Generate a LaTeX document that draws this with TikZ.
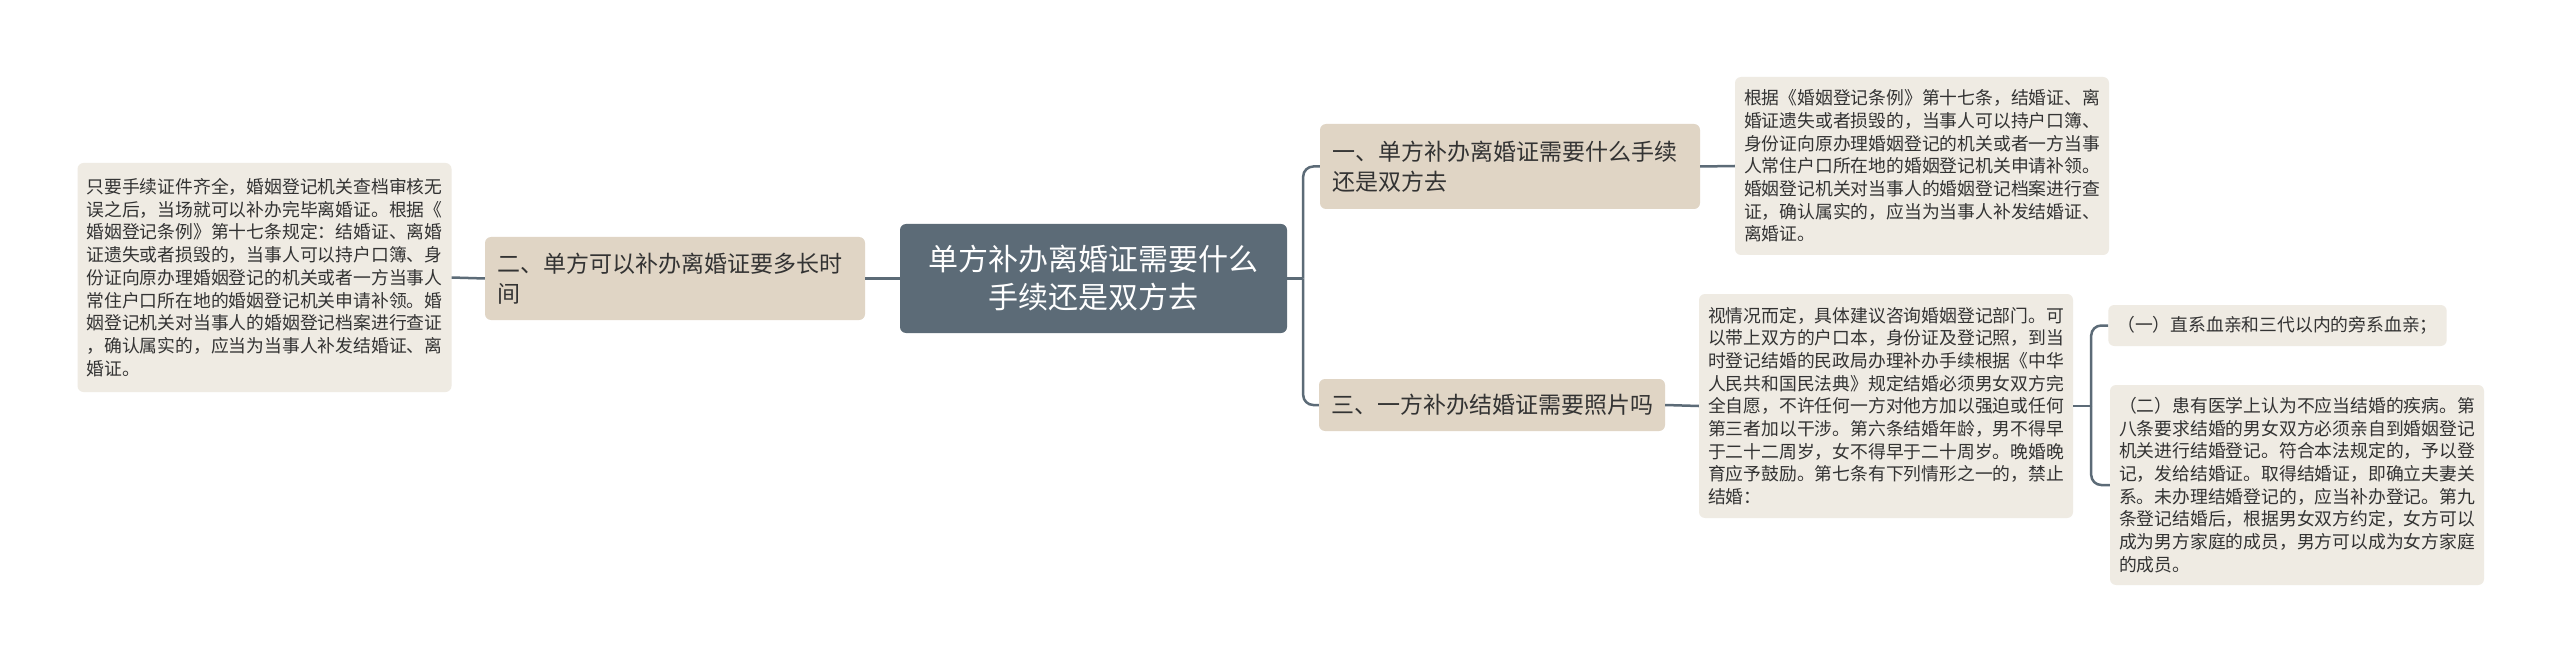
\documentclass[tikz,border=0pt]{standalone}
\usepackage{fontspec}
\setmainfont{Noto Sans CJK SC}
\definecolor{slate}{HTML}{5C6B77}
\definecolor{sand}{HTML}{E0D5C5}
\definecolor{paper}{HTML}{EFEBE3}
\definecolor{ink}{HTML}{333333}
\begin{document}
\begin{tikzpicture}[x=1pt,y=-1pt,
            link/.style={draw=slate,line width=2.5pt},
            main/.style={fill=slate,rounded corners=6pt,text=white,align=center,font=\fontsize{30}{38}\selectfont,text width=351pt,inner xsep=18pt},
            topic/.style={fill=sand,rounded corners=6pt,text=ink,align=left,font=\fontsize{23}{30}\selectfont,inner xsep=12pt},
            leaf/.style={fill=paper,rounded corners=6pt,text=ink,align=left,font=\fontsize{17.8}{22.7}\selectfont,inner xsep=9pt}
        ]
            \fill[white] (0,0) rectangle (2560,663);
            \useasboundingbox (0,0) rectangle (2560,663);

            \node[main,minimum height=109pt] (m) at (1093.5,278.5) {单方补办离婚证需要什么\\手续还是双方去};

            \node[topic,text width=356pt,minimum height=83pt] (l) at (675,278.5) {二、单方可以补办离婚证要多长时\\间};
            \node[leaf,text width=356pt,minimum height=229pt] (la) at (264.5,277.5) {只要手续证件齐全，婚姻登记机关查档审核无\\误之后，当场就可以补办完毕离婚证。根据《\\婚姻登记条例》第十七条规定：结婚证、离婚\\证遗失或者损毁的，当事人可以持户口簿、身\\份证向原办理婚姻登记的机关或者一方当事人\\常住户口所在地的婚姻登记机关申请补领。婚\\姻登记机关对当事人的婚姻登记档案进行查证\\，确认属实的，应当为当事人补发结婚证、离\\婚证。};

            \node[topic,text width=356pt,minimum height=85pt] (r1) at (1510,166.5) {一、单方补办离婚证需要什么手续\\还是双方去};
            \node[leaf,text width=356pt,minimum height=178pt] (r1a) at (1922,166) {根据《婚姻登记条例》第十七条，结婚证、离\\婚证遗失或者损毁的，当事人可以持户口簿、\\身份证向原办理婚姻登记的机关或者一方当事\\人常住户口所在地的婚姻登记机关申请补领。\\婚姻登记机关对当事人的婚姻登记档案进行查\\证，确认属实的，应当为当事人补发结婚证、\\离婚证。};

            \node[topic,minimum height=52pt] (r2) at (1492,405) {三、一方补办结婚证需要照片吗};
            \node[leaf,text width=356pt,minimum height=224pt] (r2a) at (1886,406) {视情况而定，具体建议咨询婚姻登记部门。可\\以带上双方的户口本，身份证及登记照，到当\\时登记结婚的民政局办理补办手续根据《中华\\人民共和国民法典》规定结婚必须男女双方完\\全自愿，不许任何一方对他方加以强迫或任何\\第三者加以干涉。第六条结婚年龄，男不得早\\于二十二周岁，女不得早于二十周岁。晚婚晚\\育应予鼓励。第七条有下列情形之一的，禁止\\结婚：};
            \node[leaf,minimum height=41pt] (r2b) at (2277.5,325.5) {（一）直系血亲和三代以内的旁系血亲；};
            \node[leaf,text width=356pt,minimum height=200pt] (r2c) at (2297,485) {（二）患有医学上认为不应当结婚的疾病。第\\八条要求结婚的男女双方必须亲自到婚姻登记\\机关进行结婚登记。符合本法规定的，予以登\\记，发给结婚证。取得结婚证，即确立夫妻关\\系。未办理结婚登记的，应当补办登记。第九\\条登记结婚后，根据男女双方约定，女方可以\\成为男方家庭的成员，男方可以成为女方家庭\\的成员。};

            \path (m.east) ++(16,0) coordinate (j);
            \path (r2a.east) ++(18,0) coordinate (k);

            \draw[link] (m.west) -- (l.west -| l.east);
            \draw[link] (l.west) -- (la.east);
            \draw[link] (m.east) -- (j);
            \draw[link,rounded corners=10pt] (j) |- (r1.west);
            \draw[link,rounded corners=10pt] (j) |- (r2.west);
            \draw[link] (r1.east) -- (r1a.west);
            \draw[link] (r2.east) -- (r2a.west);
            \draw[link] (r2a.east) -- (k);
            \draw[link,rounded corners=10pt] (k) |- (r2b.west);
            \draw[link,rounded corners=10pt] (k) |- (r2c.west);
        \end{tikzpicture}
\end{document}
- - - - - - -
- [Job]: Using the material above, set down every line exactly, but skip the pictures.

- [Response]:
Generate a LaTeX document that draws this with TikZ.
\documentclass[tikz,border=0pt]{standalone}
\usepackage{fontspec}
\setmainfont{Noto Sans CJK SC}
\definecolor{slate}{HTML}{5C6B77}
\definecolor{sand}{HTML}{E0D5C5}
\definecolor{paper}{HTML}{EFEBE3}
\definecolor{ink}{HTML}{333333}
\begin{document}
\begin{tikzpicture}[x=1pt,y=-1pt,
            link/.style={draw=slate,line width=2.5pt},
            main/.style={fill=slate,rounded corners=6pt,text=white,align=center,font=\fontsize{30}{38}\selectfont,text width=351pt,inner xsep=18pt},
            topic/.style={fill=sand,rounded corners=6pt,text=ink,align=left,font=\fontsize{23}{30}\selectfont,inner xsep=12pt},
            leaf/.style={fill=paper,rounded corners=6pt,text=ink,align=left,font=\fontsize{17.8}{22.7}\selectfont,inner xsep=9pt}
        ]
            \fill[white] (0,0) rectangle (2560,663);
            \useasboundingbox (0,0) rectangle (2560,663);

            \node[main,minimum height=109pt] (m) at (1093.5,278.5) {单方补办离婚证需要什么\\手续还是双方去};

            \node[topic,text width=356pt,minimum height=83pt] (l) at (675,278.5) {二、单方可以补办离婚证要多长时\\间};
            \node[leaf,text width=356pt,minimum height=229pt] (la) at (264.5,277.5) {只要手续证件齐全，婚姻登记机关查档审核无\\误之后，当场就可以补办完毕离婚证。根据《\\婚姻登记条例》第十七条规定：结婚证、离婚\\证遗失或者损毁的，当事人可以持户口簿、身\\份证向原办理婚姻登记的机关或者一方当事人\\常住户口所在地的婚姻登记机关申请补领。婚\\姻登记机关对当事人的婚姻登记档案进行查证\\，确认属实的，应当为当事人补发结婚证、离\\婚证。};

            \node[topic,text width=356pt,minimum height=85pt] (r1) at (1510,166.5) {一、单方补办离婚证需要什么手续\\还是双方去};
            \node[leaf,text width=356pt,minimum height=178pt] (r1a) at (1922,166) {根据《婚姻登记条例》第十七条，结婚证、离\\婚证遗失或者损毁的，当事人可以持户口簿、\\身份证向原办理婚姻登记的机关或者一方当事\\人常住户口所在地的婚姻登记机关申请补领。\\婚姻登记机关对当事人的婚姻登记档案进行查\\证，确认属实的，应当为当事人补发结婚证、\\离婚证。};

            \node[topic,minimum height=52pt] (r2) at (1492,405) {三、一方补办结婚证需要照片吗};
            \node[leaf,text width=356pt,minimum height=224pt] (r2a) at (1886,406) {视情况而定，具体建议咨询婚姻登记部门。可\\以带上双方的户口本，身份证及登记照，到当\\时登记结婚的民政局办理补办手续根据《中华\\人民共和国民法典》规定结婚必须男女双方完\\全自愿，不许任何一方对他方加以强迫或任何\\第三者加以干涉。第六条结婚年龄，男不得早\\于二十二周岁，女不得早于二十周岁。晚婚晚\\育应予鼓励。第七条有下列情形之一的，禁止\\结婚：};
            \node[leaf,minimum height=41pt] (r2b) at (2277.5,325.5) {（一）直系血亲和三代以内的旁系血亲；};
            \node[leaf,text width=356pt,minimum height=200pt] (r2c) at (2297,485) {（二）患有医学上认为不应当结婚的疾病。第\\八条要求结婚的男女双方必须亲自到婚姻登记\\机关进行结婚登记。符合本法规定的，予以登\\记，发给结婚证。取得结婚证，即确立夫妻关\\系。未办理结婚登记的，应当补办登记。第九\\条登记结婚后，根据男女双方约定，女方可以\\成为男方家庭的成员，男方可以成为女方家庭\\的成员。};

            \path (m.east) ++(16,0) coordinate (j);
            \path (r2a.east) ++(18,0) coordinate (k);

            \draw[link] (m.west) -- (l.west -| l.east);
            \draw[link] (l.west) -- (la.east);
            \draw[link] (m.east) -- (j);
            \draw[link,rounded corners=10pt] (j) |- (r1.west);
            \draw[link,rounded corners=10pt] (j) |- (r2.west);
            \draw[link] (r1.east) -- (r1a.west);
            \draw[link] (r2.east) -- (r2a.west);
            \draw[link] (r2a.east) -- (k);
            \draw[link,rounded corners=10pt] (k) |- (r2b.west);
            \draw[link,rounded corners=10pt] (k) |- (r2c.west);
        \end{tikzpicture}
\end{document}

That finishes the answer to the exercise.